0
Yorum
5
Beğeni
0,0
Puan
170
Okunma
Düşündükçe insan belirsizliğe daha çok yaklaşıyor. Varoluşa ve her şeyin başlangıcına birkaç adım daha atıyoruz düşündükçe. Ama her şeyin varoluşu kaosa dayanır bence. Muhteşem bir belirsizlik ve hiçlik.. insan doğasında da bu vardır. Felsefeyle ve onla girintili bilimlerle uğraşan insanlar hep ince bir çizgidedirler: Bilgelik ile delilik. Ama iki tarafta olanların ortak olarak deneyimleyeceği bir şey vardır. O da boşluktur zannımca. Şöyle düşünün:
Hiçbir duyunuzla algılayamadığınız bir odadasınız. Kendinizle ilgili hiçbir şey bilmiyorsunuz. Zihniniz düşünme yeteneğine ulaşamıyor. İşte bu oda tamamen idealdir. Ona ulaştığımız anda zaten insanlık olarak hiçbir anlamımız kalmayacak. Yine başa döneceğiz, belirsizlik ve kaos.
İşte düşünmek insanı buna yaklaştırır. Hissedilen "boşluk" bundan kaynaklanır. İnsan düşündükçe delirir. Çünkü düşünmek için bir özne olmasını isteriz. Ama aynı zamanda özne olmadan da düşünmek gerekir. Çünkü düşünmek refleksiftir. İşte öznesiz düşünmede bahsettiğim ince çizgiler başlıyor. Çünkü sizin düşündüğünüz şey tezatlıklar üzerine kurulu.
Sıcak ya da soğuk.
Boş ya da dolu.
Statik ya da kinetik.
Duyularla algılayacağımız ya da algılayamayacağımız.
Kısacası tamamen bir uyum ve kaos.

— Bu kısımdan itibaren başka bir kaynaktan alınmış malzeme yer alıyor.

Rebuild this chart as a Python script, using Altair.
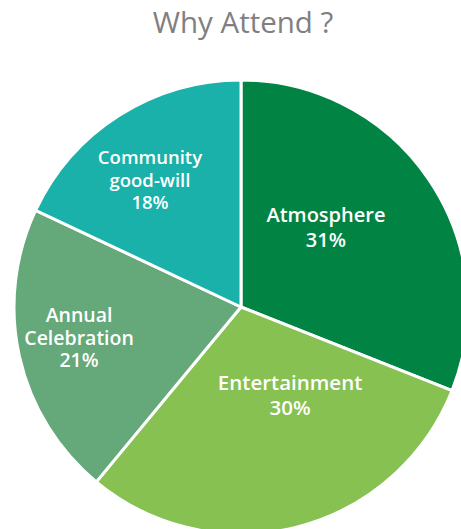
import altair as alt
import pandas as pd
import math

TITLE = "Why Attend ?"
names = ["Atmosphere", "Entertainment", "Annual Celebration", "Community good-will"]
label_lines = ["Atmosphere", "Entertainment", "Annual\nCelebration", "Community\ngood-will"]
values = [31, 30, 21, 18]
colors = ["#018443", "#86C152", "#65A87A", "#19B1A9"]

df = pd.DataFrame({
    "name": names,
    "value": values,
    "order": list(range(len(names))),
    "label": [f"{l}\n{v}%" for l, v in zip(label_lines, values)],
})

CX, CY, R = 241, 307, 227
TOTAL = sum(values)
theta_scale = alt.Scale(domain=[0, TOTAL], range=[0, 2 * math.pi])

pie = alt.Chart(df).mark_arc(radius=R, stroke="white", strokeWidth=3).encode(
    theta=alt.Theta("value:Q", stack=True, scale=theta_scale),
    order=alt.Order("order:Q"),
    x=alt.value(CX),
    y=alt.value(CY),
    color=alt.Color("name:N", scale=alt.Scale(domain=names, range=colors), legend=None),
)

# per-label placement (radius, angular offset in radians, line height, font size)
place = {
    "Atmosphere": (124.5, -0.223, 25, 20),
    "Entertainment": (91.3, -0.316, 25, 20.5),
    "Annual Celebration": (162.2, 0.164, 22.5, 19.5),
    "Community good-will": (174.6, 0.017, 22.5, 18.5),
}

text_base = alt.Chart(df).transform_window(
    cum="sum(value)", sort=[alt.SortField("order")], frame=[None, 0]
).transform_calculate(
    mid="datum.cum - datum.value / 2"
)

layers = [pie]
for n in names:
    r, off, lh, fs = place[n]
    layers.append(
        text_base.transform_filter(alt.datum.name == n).mark_text(
            radius=r, thetaOffset=off, font="Open Sans", fontSize=fs, fontWeight=600,
            color="white", align="center", baseline="middle", lineBreak="\n", lineHeight=lh,
        ).encode(
            theta=alt.Theta("mid:Q", scale=theta_scale),
            x=alt.value(CX),
            y=alt.value(CY),
            text="label:N",
        )
    )

title = alt.Chart(pd.DataFrame({"t": [TITLE]})).mark_text(
    font="Open Sans", fontSize=29.5, color="#808080", align="center", baseline="alphabetic"
).encode(text="t:N", x=alt.value(243), y=alt.value(33))
layers.append(title)

chart = alt.layer(*layers).properties(
    width=461, height=529, autosize=alt.AutoSizeParams(type="none"), padding=0
).configure_view(stroke=None)

chart.save("out.html", embed_options={"renderer": "svg", "actions": False})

Her ikisinin aynı anda olması insanı düşünmeye sevk eden bir yapıda. Aynı zamanda bunu kavraması imkansız. İmkanlar dahilinde olsaydı bu kaos bizi ele geçirirdi. Sadece düşünsel anlamda tahayyül ettiğimiz durumlar gerçeğe dönüşürdü. Evrenin üzerine kurulduğu sistemi anlamamız demek yaratılışın da öncesini çözmek demektir. Benim görüşüme göre ne kadar uğraşırsak uğraşalım bu gerçekleşmeyecek. İnanışınıza ya da dininize göre bunu engelleyen farklı yapılar olabilir. Ama eğer ki anlama ulaşırsak doğumumuzdan öncesini hatırlamamız, geçmişi ya da geleceği görmemiz gibi kavramlar birer konsept olabilir.
İşte bu kavramlar konsept olursa her şey her yerde ve aynı anda var olabilir. Sağ ve sol aynı yön, ölmek ise dirilmeye eş değer olabilir. Anlam arayışımız sonlanır. Çünkü anlamını arayacağımız bir subje kalmaz. Bizler ise birer subjeye ihtiyaç duyarız. En basitinden medeniyetimiz buna bağlı. Üzerine kurduğumuz sistemler düşünmenin üzerine de düşünmeyi gerektirmekte. İşte, insanlık ya da insan fıtratı düşünmeyi zorunlu kılıyor. Ama başta bahsettiğim çizgiyi aştığımız anda her şey aynı olacak. Bir ve kinetik. Sen ve ben aynıyız. Kendinizi şöyle bir hayal edin. Akış içindesiniz. Bu sonsuzluğu hayal etmekle eş değer zannımca. İşte tam burada bir çelişki var. İnsanlık hem bu boşluğa ulaşmak ve anlamını çözmek için her türlü yolu ve kendisinde olan zekayı kullanıyor. Fakat bunun sonucunda her şey tekrardan başa dönüyor. Ve her şeyi yeniden başlatan bir döngü. Boşluktan dolayı da farklı şekillerde ve hallerde. Böylece sonsuz ihtimaller doğuyor. Bu dediklerim deli saçması olarak gelebilir. Fakat insanlık son 100 yıldır yaptığı atılımlarla buna git gide yaklaşıyor. Fizik açısından modern fizik ve kuantum fiziği bu sistemleri ölçüyor. Biyoloji açısından evrim ve kalıtım güzel bir örnek. Rastgeleliliğin mükemmel bir şekilde tezahürü ile insanlık ve medeniyetler oluşuyor. Sonuç olarak sadece dönüşüm sabit.